There are myths for all topics. Some homeowners think of a gunite pool as a more luxurious pool choice for their home. Not only are gunite pools more expensive initially and for renovations, but here are key factors to consider.
Build time – Now this can vary widely from contractor to contractor, but concrete pools take longer to build than vinyl liner pools.
Plaster – Gunite pools are constructed using plaster, often a low grade plaster. In the past plasters contained asbestos allowing the finish to be smoother. Today’s plasters are asbestos free which has resulted in a rougher finish than a gunite pool you may recall swimming in as a child. Gunite pools will require replastering, and there is never a warranty on plaster. Vinyl liner pools do come with a warranty.
Surface is rough – All you need to do is stick your hand in a concrete pool then a vinyl pool to feel the difference yourself. The smoothest concrete pool surface is a cheese grader compared to vinyl. It is not uncommon to scrape your feet, knees, elbows, etc. in a gunite pool.
Concrete cracks – Cracks in concrete are to be expected and are considered a “feature” of concrete. So we end up with cracks where we don’t want them. Out west where the soil has less clay concrete cracks less – in pools too!

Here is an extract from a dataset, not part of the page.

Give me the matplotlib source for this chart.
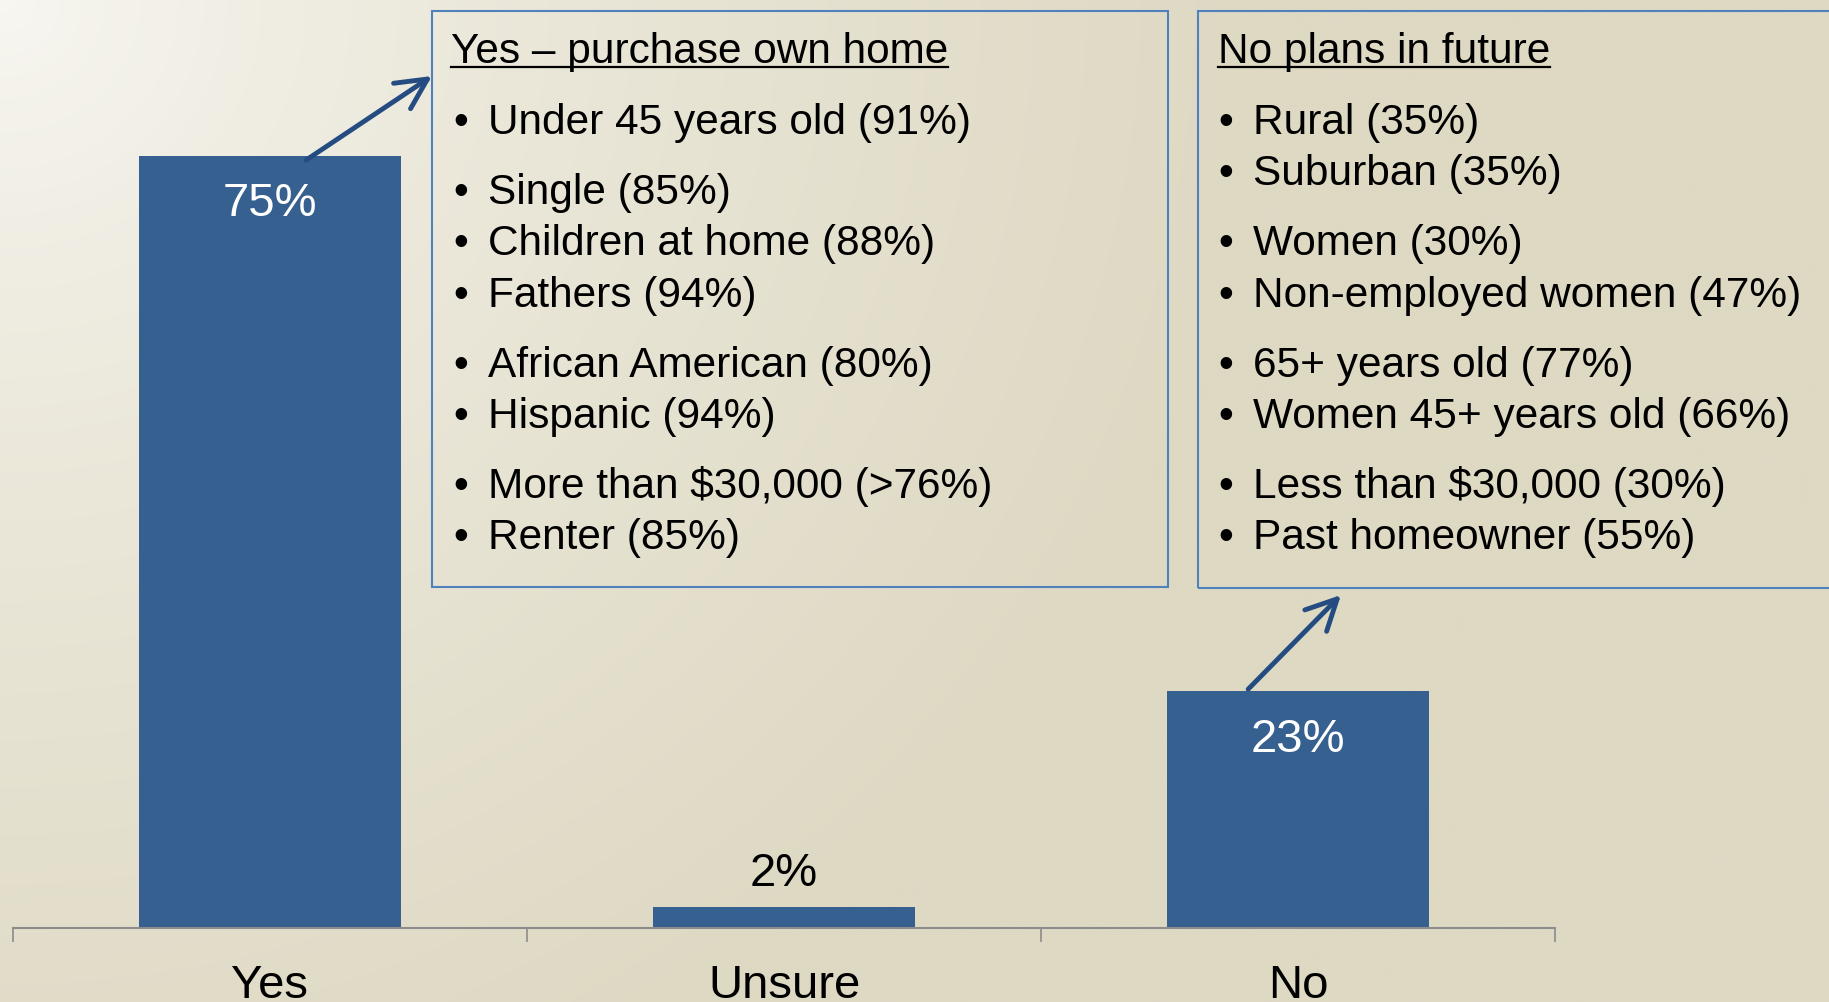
import numpy as np
import matplotlib
matplotlib.use("Agg")
import matplotlib.pyplot as plt
from matplotlib.patches import Rectangle
from matplotlib.lines import Line2D

categories = ["Yes", "Unsure", "No"]
values = [75, 2, 23]
value_labels = ["75%", "2%", "23%"]

yes_title = "Yes \u2013 purchase own home"
yes_groups = [
    ["Under 45 years old (91%)"],
    ["Single (85%)", "Children at home (88%)", "Fathers (94%)"],
    ["African American (80%)", "Hispanic (94%)"],
    ["More than $30,000 (>76%)", "Renter (85%)"],
]
no_title = "No plans in future"
no_groups = [
    ["Rural (35%)", "Suburban (35%)"],
    ["Women (30%)", "Non-employed women (47%)"],
    ["65+ years old (77%)", "Women 45+ years old (66%)"],
    ["Less than $30,000 (30%)", "Past homeowner (55%)"],
]

W, H = 1829, 1003
BAR = "#36608f"
BORDER = "#4f81bd"
ARROW = "#244c81"

plt.rcParams["font.family"] = ["Liberation Sans", "DejaVu Sans"]

fig = plt.figure(figsize=(W / 100, H / 100), dpi=100)


def fx(x):
    return x / W


def fy(y):
    return 1 - y / H


# background gradient, light in the top-left corner
bg = fig.add_axes([0, 0, 1, 1], zorder=-10)
yy, xx = np.mgrid[0:H:4, 0:W:4]
t = np.clip(np.hypot(xx, yy * 1.05) / 1250, 0, 1) ** 0.75
light = np.array([248, 247, 242]) / 255
dark = np.array([222, 217, 195]) / 255
img = light[None, None, :] * (1 - t[..., None]) + dark[None, None, :] * t[..., None]
bg.imshow(img, aspect="auto", extent=[0, 1, 0, 1], interpolation="bilinear")
bg.axis("off")

# main bar chart
base = 929
px_per_pct = (base - 157) / 75
ax = fig.add_axes([fx(13), (H - base) / H, 1542 / W, base / H])
ax.patch.set_alpha(0)
ax.bar(range(len(values)), values, width=0.51, color=BAR, zorder=2)
ax.set_xlim(-0.5, len(values) - 0.5)
ax.set_ylim(0, base / px_per_pct)
for s in ["top", "left", "right"]:
    ax.spines[s].set_visible(False)
ax.spines["bottom"].set_color("#8c8c8c")
ax.spines["bottom"].set_linewidth(1.5)
ax.set_yticks([])
ax.set_xticks(range(len(categories)))
ax.set_xticklabels(categories, fontsize=34)
ax.set_xticks(np.arange(-0.5, len(categories)), minor=True)
ax.tick_params(axis="x", which="major", length=0, pad=25)
ax.tick_params(axis="x", which="minor", length=10, width=1.2, color="#8c8c8c", direction="out")

for i, (v, lab) in enumerate(zip(values, value_labels)):
    if v > 10:
        ax.text(i, v - 4.6, lab, ha="center", va="center", color="white", fontsize=34)
    else:
        ax.text(i, v + 3.3, lab, ha="center", va="center", color="black", fontsize=34)

# callout boxes
fig.patches.append(Rectangle((fx(432), fy(588)), (1168 - 432) / W, (588 - 12) / H,
                             transform=fig.transFigure, fill=False, edgecolor=BORDER, lw=1.5))
fig.patches.append(Rectangle((fx(1198), fy(589)), (1900 - 1198) / W, (589 - 12) / H,
                             transform=fig.transFigure, fill=False, edgecolor=BORDER, lw=1.5))

FS = 30.5
step, gap = 51.3, 70


def callout(title, groups, x_title, x_bullet, x_text):
    t = fig.text(fx(x_title), fy(63), title, fontsize=FS, va="baseline", ha="left")
    y = 134
    first = True
    for g in groups:
        for j, line in enumerate(g):
            if not first:
                y += gap if j == 0 else step
            first = False
            fig.text(fx(x_bullet), fy(y), "\u2022", fontsize=FS, va="baseline", ha="left")
            fig.text(fx(x_text), fy(y), line, fontsize=FS, va="baseline", ha="left")
    return t


t1 = callout(yes_title, yes_groups, 451, 453, 488)
t2 = callout(no_title, no_groups, 1218, 1218, 1253)

# underline headers
fig.canvas.draw()
r = fig.canvas.get_renderer()
for t in (t1, t2):
    bb = t.get_window_extent(r)
    fig.add_artist(Line2D([bb.x0 / W, bb.x1 / W], [fy(68), fy(68)],
                          transform=fig.transFigure, color="black", lw=1.6))

# arrows from bars to boxes
arrow = dict(arrowstyle="->,head_length=1.0,head_width=0.5", color=ARROW, lw=3.5,
             shrinkA=0, shrinkB=0, mutation_scale=22, capstyle="round", joinstyle="round")
ax.annotate("", xy=(432, H - 77), xycoords="figure pixels",
            xytext=(0.07, 74.6), textcoords="data", arrowprops=arrow)
ax.annotate("", xy=(1341, H - 596), xycoords="figure pixels",
            xytext=(1.903, 23.2), textcoords="data", arrowprops=arrow)

fig.savefig("out.png", dpi=100)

But here in the north east with the freeze thaw cycles and clay content you can expect a crack failure to develop in your pool.
Discoloration – Because plaster is porous, it stains easily. This can happen because water-line tile is not installed, there were pauses while the pool was being filled, the plaster was incorrectly troweled, or the water chemistry is unbalanced.
Spalling – A spall is a thin layer (1/8 inch or less) of the plaster surface that flakes or peels off, usually from the bottom side. This happens due to over-troweling the surface, improperly timed troweling, or adding too much water while troweling.
Incompatible with salt – Gunite pools are not compatible with salt. Salt eats away at a concrete pool in much the same way it does a concrete driveway. While this may take longer because it is dissolved, it still happens. Another reason salt eats the surface is because it is abrasive and with the water moving around so often that shell wears faster with salt in the water.
Require More Maintenance – Because gunite pools often have an uneven texture, they provide the ideal surface for algae to grow, which means that gunite pool owners must become diligent about testing and maintaining the chemical balance of the water–more so than vinyl liner pool owners. Gunite pool owners must test the pH balance and chlorine levels of the water at least two to three times a week. If your pool has a high pH and a low chlorine level, algae can begin to bloom. In addition, gunite pool owners must brush or scrub the walls of the pool on a regular basis to prevent dirt and other debris from settling in the wall’s pores, which can encourage algae growth as well.
Surface is a wear item, you need to replace it – Whether or not you have salt in your water a concrete pool will need to be resurfaced. At best 7-10 years is all that can be expected. Gunite pool renovations are more expensive, time consuming, and messier than a vinyl renovation.